Si l’analyse de C. Tavan montre le lien entre pratiques culturelles enfantines (8-12 ans) et pratiques culturelles adultes, il reste que tout ne se joue pas avant 12 ans. Ainsi H. Michaudon souligne que les individus « qui ont moins de quarante ans aujourd’hui étaient plus enclins à prendre le contre-pied de l’attitude parentale, dans un sens comme dans l’autre. Quand les enfants ont fait par la suite des études, sanctionnées par l’obtention d’un diplôme, ils reprennent plus facilement à leur compte les habitudes parentales de lecture, ou les acquièrent s’ils n’en avaient pas l’exemple. », H. Michaudon « La Lecture une affaire de famille », op. cit., p. 4. Un tel constat conduit à nuancer l’hypothèse d’E. Pedler et A. Djakouaned’une moindre efficacité de la socialisation enfantine en matière de fréquentation théâtrale au vu des comportements adolescents, cf. E. Pedler et A.Djakouane, « Carrières de spectateurs au théâtre public et à l’opéra. Les modalités des transmissions culturelles en questions : des prescriptions incantatoires aux prescriptions opératoires », in O. Donnat et P. Tolila (dir.), Le(s) Public(s) de la culture.
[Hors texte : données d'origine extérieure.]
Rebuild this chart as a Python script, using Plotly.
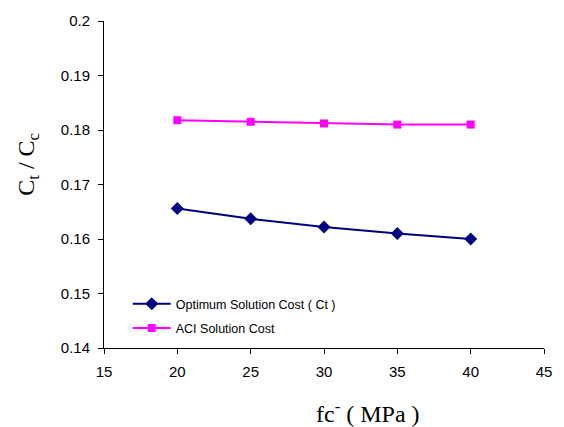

Politiques publiques et équipements culturels, volume II, Paris, Presses ScPo, 2003, p. 203-214. La mesure de l’efficacité de la socialisation enfantine varie vraisemblablement selon l’âge des individus interrogés : si à l’adolescence, l’efficacité de la socialisation enfantine peut sembler faible, il n’est pas dit qu’elle semble telle une fois les individus devenus adultes, voire à leur tour, parents, et potentiellement agents de socialisation enfantine.